Lee explained that picky eaters can be divided into four groups: (1) Sensory-Dependent Eaters, who reject a food because it’s mushy, slippery, bitter, or lumpy; (2) Behavioral Responders, who cringe or gag when food’s not prepared in the “right” way or refuse to come to the table at mealtime; (3) Preferential Eaters, who won’t try new foods and avoid foods that are mixed or have complex ingredients; and (4) General Perfectionists (by far the largest group), who have very specific needs, little variety in their diet, and may insist that foods not touch each other.
Are there strategies parents can use to broaden their child’s eating horizons? “A parent’s response to pickiness can determine how bad the behavior will be and how long it will persist. Don’t let every meal become a battle,” Donovan said.
Lee too cautioned against mealtime strategies that may aggravate the behavior. “Requiring kids to eat their broccoli before they can have dessert may simply give the child negative feelings about broccoli in the long run. The child then regards broccoli as something he has to get through to get a reward.”
Donovan said that food preferences are established early in life. “Studies conducted at the U of I in the 1980s showed that exposing kids to different flavors, textures, and food groups was linked to better acceptance of those foods,” she said.
The researchers suggest serving a new item with a food the child likes and taking apart combined foods like sandwiches and casseroles to show what the dish contains.
“Some parents give up on a food if their child rejects it two or three times, but we encourage parents to keep exposing the child to the food. Don’t pressure them to eat it but show them that parents and siblings are eating the food and enjoying it,” Donovan said.
Also, realize that a certain amount of this behavior can be attributed to a toddler’s developmental stage, Donovan said.
“Picky eating peaks between two and three, and at this age, children simply don’t like new things. They’re afraid of strangers, and they’re also less accepting of new foods,” she said.
Lee added, “There’s a continuum here, and one parent may deem a certain behavior picky while another parent would not. When you slot your child into a negative category, the way you approach that issue is so different than if you accept the behavior as part of the child’s normal development.”
Although picky eating behaviors are not the same in each child, the study suggests that patterns are emerging that can be used to characterize different types of picky eaters. The researchers’ long-term goal is to develop specific strategies for the different types of behaviors for parents to try, Donovan explained.

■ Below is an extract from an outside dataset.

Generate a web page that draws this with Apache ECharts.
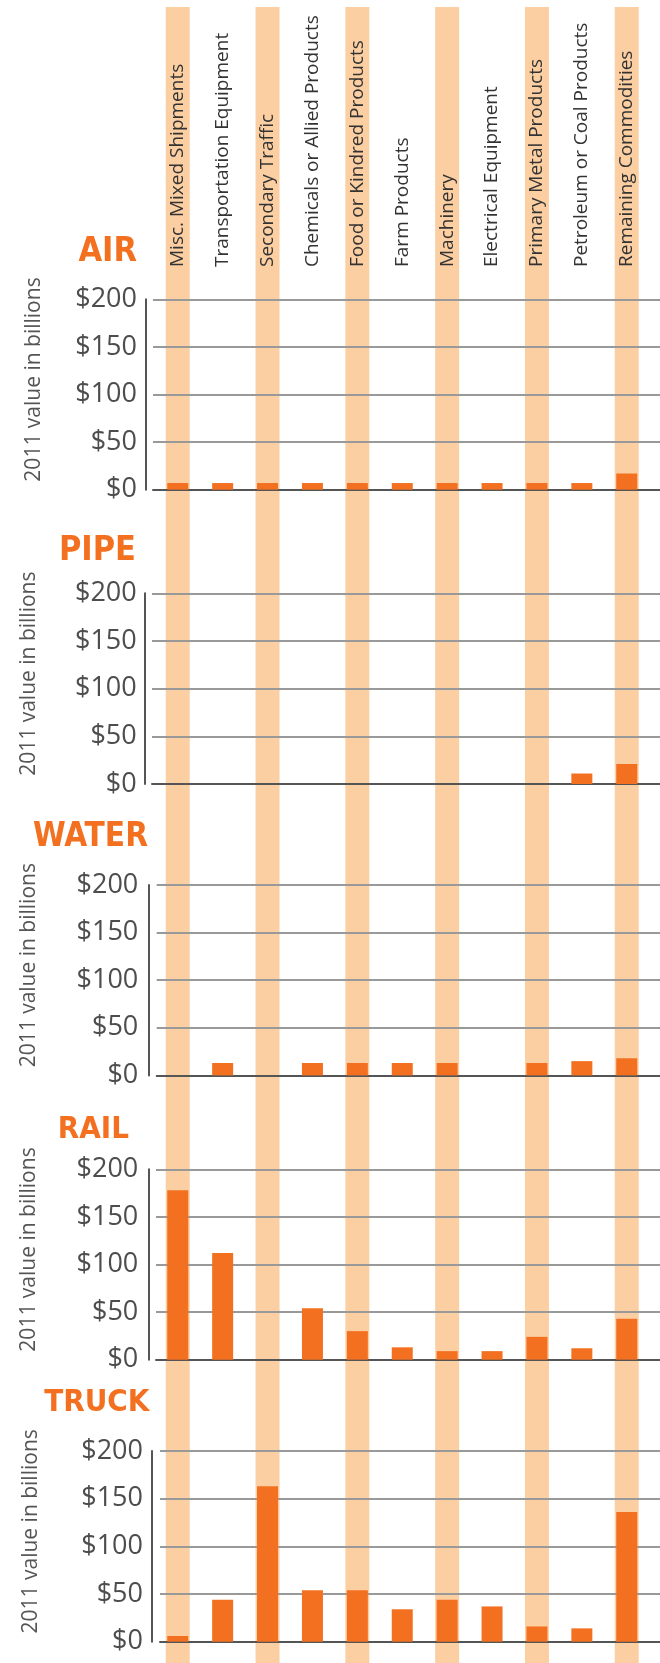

“In the meantime, trust your child’s ability to eat what and how much they need,” she added. “The best thing parents can do is be gatekeepers over what food comes into the house, then let the child decide what she is going to consume, and allow for the occasional treat.”
“Mealtime Behaviors and Food Consumption of Perceived Picky and Nonpicky Eaters through Home Use Test” appears in the November 2014 issue of the Journal of Food Science. The U of I’s Mandy Boquin, Sarah Smith-Simpson, Sharon M. Donovan, and Soo-Yeun Lee co-authored the article.
“Defining Perceptions of Picky Eating Obtained through Focus Groups and Conjoint Analysis” describes the development of the scientists’ classification method for picky eaters and was published in the Journal of Sensory Studies. Co-authors are Mandy M. Boquin, Sharon M. Donovan, and Soo-Yeun Lee of the U of I and Howard R. Moskowitz of Moskowitz Jacobs Inc., White Plains, N.Y.
Funding was provided by Nestlé/Gerber Nutrition and the U of I Family Resiliency Center’s Food and Family Program supported by the Christopher Family Foundation.